Giada Armante, Ist "Poor Things" ein feministischer Film?, 2024, 22:18 (German/English)
"Ideas are banging around in Bella’s head and heart like lights and storm." At the moment of her intellectual awakening, Bella Baxter (Emma Stone) expresses a feeling that struck me immediately after my first viewing of Poor Things (Yorgos Lanthimos, 2023). The more I reflected on the film, the stronger this feeling became. I was captivated by its numerous references to gender politics and the humorous portrayal of the various male figures in the protagonist’s life. At the same time, a sense of disappointment crept in—an uncertainty about whether the film truly delivered on what the trailer had promised: a story of female self-liberation.

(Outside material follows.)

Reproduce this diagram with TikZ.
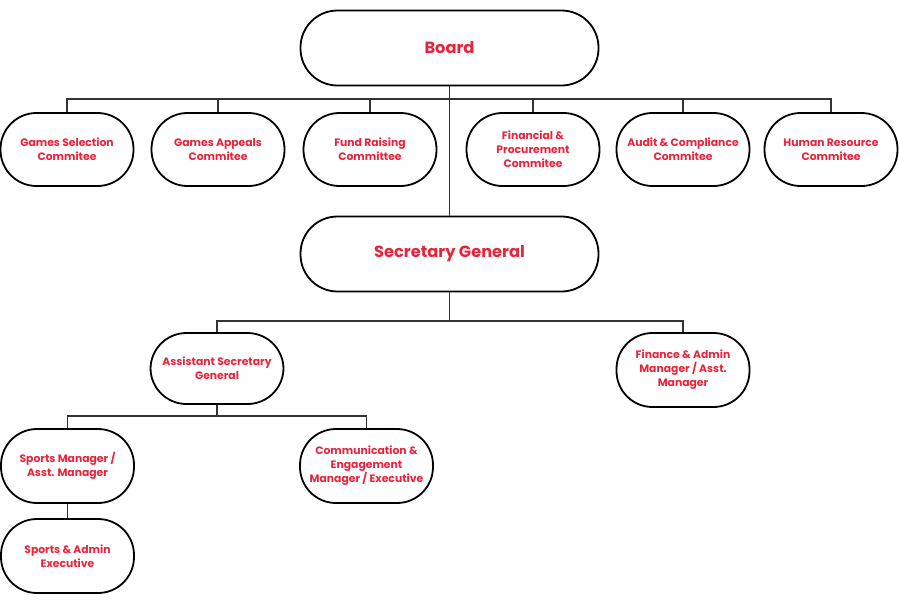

While Barbie (Greta Gerwig, 2023) was criticized by film critics for commodifying feminism, Poor Things received overwhelmingly positive reviews (see, for example, Wolfgang M. Schmitt’s analysis, "Why POOR THINGS is the Better Barbie"). This contrast led me to question how feminism is defined in today’s, in many ways regressive, society—who holds the authority over this definition, and, most importantly, whether Poor Things holds up under the scrutiny of feminist film theory.
At first, I wasn’t sure whether the question “Is Poor Things a feminist film?” would be a fruitful one. However, it gave me the opportunity to engage more deeply with feminist film theory—something I had long wanted to explore. Until then, my engagement with feminist film criticism had been mostly peripheral: reading occasional articles, discussing the limitations of tools like the Bechdel-Wallace Test with friends, but never systematically studying the foundations of feminist film theory to analyze a film in depth. Nina Menkes’ documentary Brainwashed: Sex-Camera-Power (2022) sparked my interest in examining Poor Things not only in terms of its content but also in relation to its formal aesthetic composition.